The American Library Association has a vested interest in the development of skills, services, and advancement of the FDLP program. ALA’s role is to assist and support librarians and library workers who work with government information. ALA’s expertise contributes to national discussions and government policies and ALA can provide assistance in bringing together a variety of partners to advance a common goal.

18. How can ALA assist in the development of an FDLP preservation plan?

Adopt the Digital Surrogate Seal of Approval (DSSOA) and encourage individual libraries to do the same for their digitization projects. ALA can facilitate a national discussion and inventory of government documents. ALA can also advocate for a “government information librarian in every library” as a way to further the goals of a preservation plan as well as ongoing collection development and public service to library communities of all shapes and sizes.

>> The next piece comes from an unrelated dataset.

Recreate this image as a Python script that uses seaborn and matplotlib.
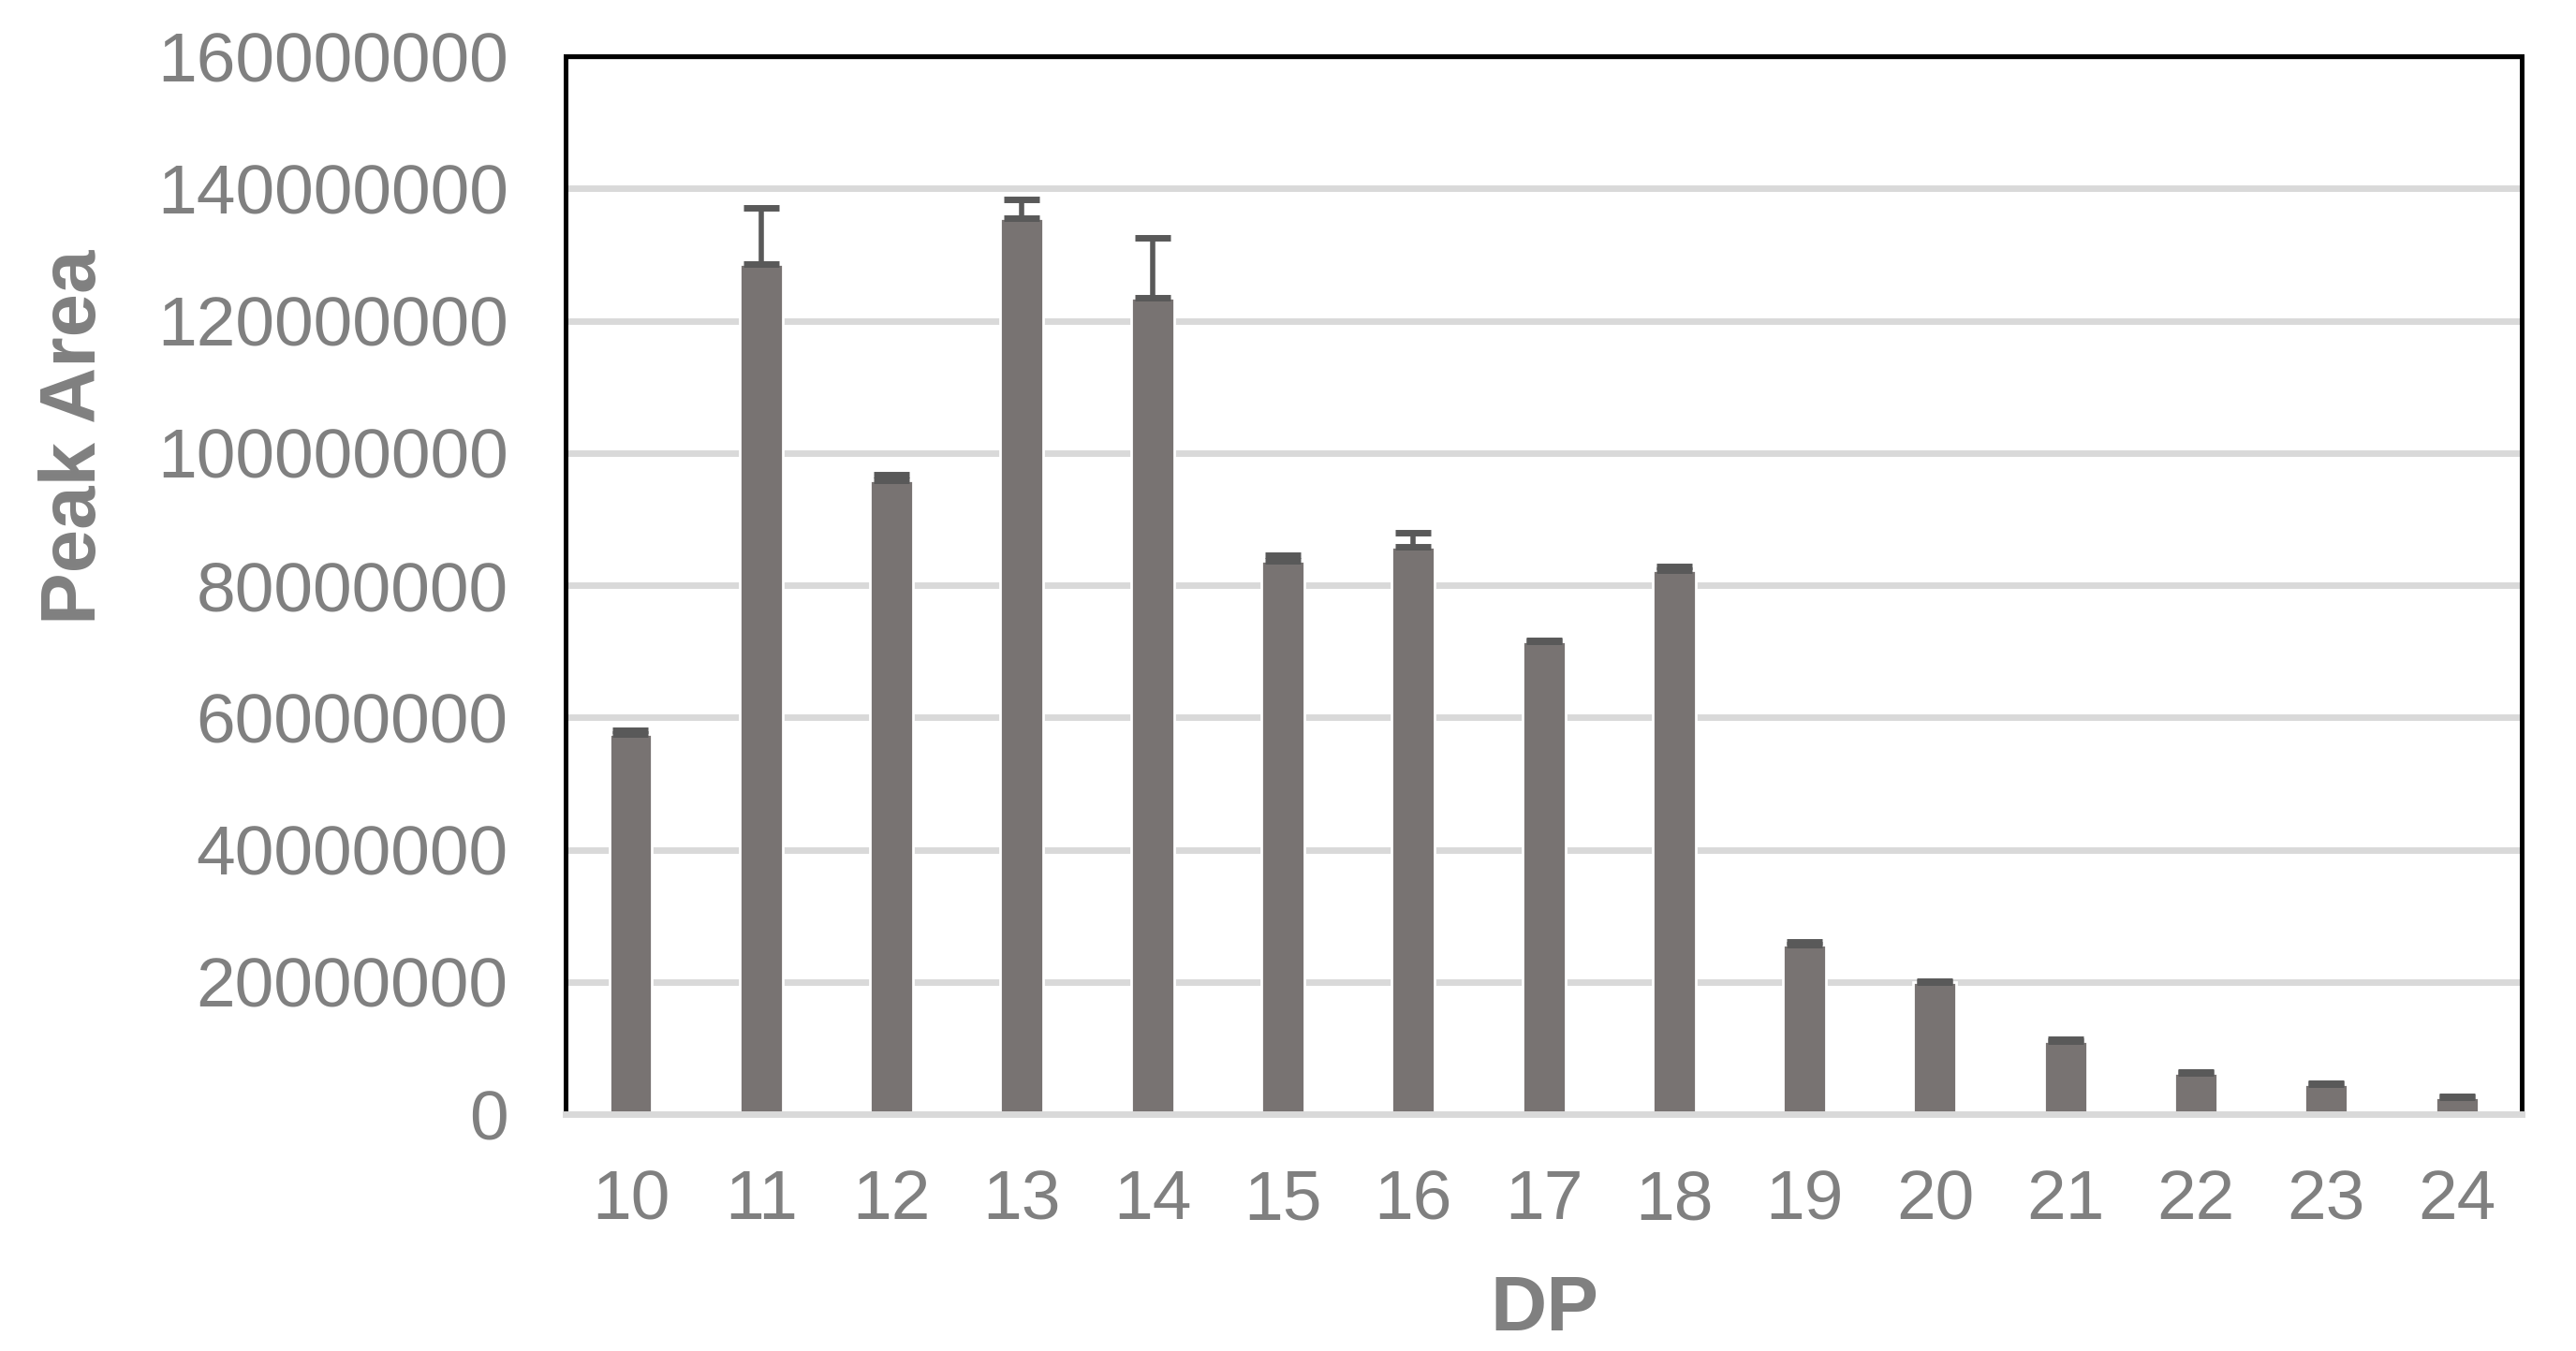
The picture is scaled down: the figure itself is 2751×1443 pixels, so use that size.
import matplotlib

matplotlib.use("Agg")
import matplotlib.pyplot as plt
import numpy as np
import pandas as pd
import seaborn as sns

# Data
dp = ["10", "11", "12", "13", "14", "15", "16", "17", "18", "19", "20", "21", "22", "23", "24"]
peak_area = [
    57.5e6, 128.6e6, 95.9e6, 135.5e6, 123.5e6, 83.7e6, 85.8e6, 71.5e6,
    82.2e6, 25.7e6, 19.9e6, 11.1e6, 6.2e6, 4.5e6, 2.5e6,
]
peak_err = [
    0.5e6, 8.4e6, 0.8e6, 2.9e6, 9.1e6, 0.8e6, 2.1e6, 0.2e6,
    0.6e6, 0.3e6, 0.2e6, 0.2e6, 0.2e6, 0.2e6, 0.2e6,
]
y_ticks = [0, 20e6, 40e6, 60e6, 80e6, 100e6, 120e6, 140e6, 160e6]

BAR_COLOR = "#787372"
ERR_COLOR = "#595959"
GRID_COLOR = "#D9D9D9"
TEXT_COLOR = "#808080"

sns.set_style("white")
plt.rcParams["font.family"] = ["Liberation Sans", "DejaVu Sans"]

df = pd.DataFrame({"DP": dp, "Peak Area": peak_area})

fig = plt.figure(figsize=(13.755, 7.215), dpi=200)
ax = fig.add_axes([0.2195, 0.1753, 0.7595, 0.7831])

sns.barplot(data=df, x="DP", y="Peak Area", color=BAR_COLOR, width=0.33,
            saturation=1, errorbar=None, ax=ax, zorder=2)

# Excel-style plus-only error bars
x_pos = np.arange(len(dp))
ax.errorbar(x_pos, peak_area, yerr=[np.zeros(len(dp)), peak_err], fmt="none",
            ecolor=ERR_COLOR, elinewidth=2.0, capsize=7, capthick=2.5, zorder=3)

ax.set_ylim(0, 160e6)
ax.set_xlim(-0.5, len(dp) - 0.5)
ax.set_yticks(y_ticks)
ax.set_yticklabels([f"{int(v)}" for v in y_ticks])
ax.yaxis.grid(True, color=GRID_COLOR, linewidth=2.5, zorder=0)
ax.set_axisbelow(True)

for side in ["left", "top", "right"]:
    ax.spines[side].set_color("black")
    ax.spines[side].set_linewidth(1.8)
ax.spines["bottom"].set_color(GRID_COLOR)
ax.spines["bottom"].set_linewidth(2.5)

ax.tick_params(axis="y", length=0, pad=22, labelsize=27, labelcolor=TEXT_COLOR)
ax.tick_params(axis="x", length=0, pad=21, labelsize=27, labelcolor=TEXT_COLOR)

ax.set_ylabel("Peak Area", fontsize=30, fontweight="bold", color=TEXT_COLOR)
ax.set_xlabel("DP", fontsize=30, fontweight="bold", color=TEXT_COLOR)
ax.yaxis.set_label_coords(-0.232, 0.640)
ax.xaxis.set_label_coords(0.5005, -0.150)

fig.savefig("out.png", dpi=200)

19. How can ALA work with other association and entities to advance an FDLP preservation plan?

Lobby Congress for appropriate levels of funding and against long-term privatization of digital access. No cost should be for taxpayers, NOT agencies. Reach out to other organizations on the need for an FDLP preservation plan. Argue strongly for the continuing need for both local collections AND government information librarians in every library. Also advocate inclusion of historic government publications in consortial shared storage projects like the Western Regional Storage Trust (WEST).

20. What future actions should ALA pursue to advance an FDLP national preservation plan?

See #19. Sponsor (or help produce sponsorable projects) to investigate the digitization challenges of a heterogeneous collection such as FDLP’s and investigate the preservation, access, and usability requirements for the long term for such collections.

Accept that digitization is probably not the best approach for PRESERVING tangible documents. Consider microfilming or geographically dispersed high density storage facilities of last resort. ALA should prioritize preservation measures for born digital materials which seem to be decaying quickly through link rot.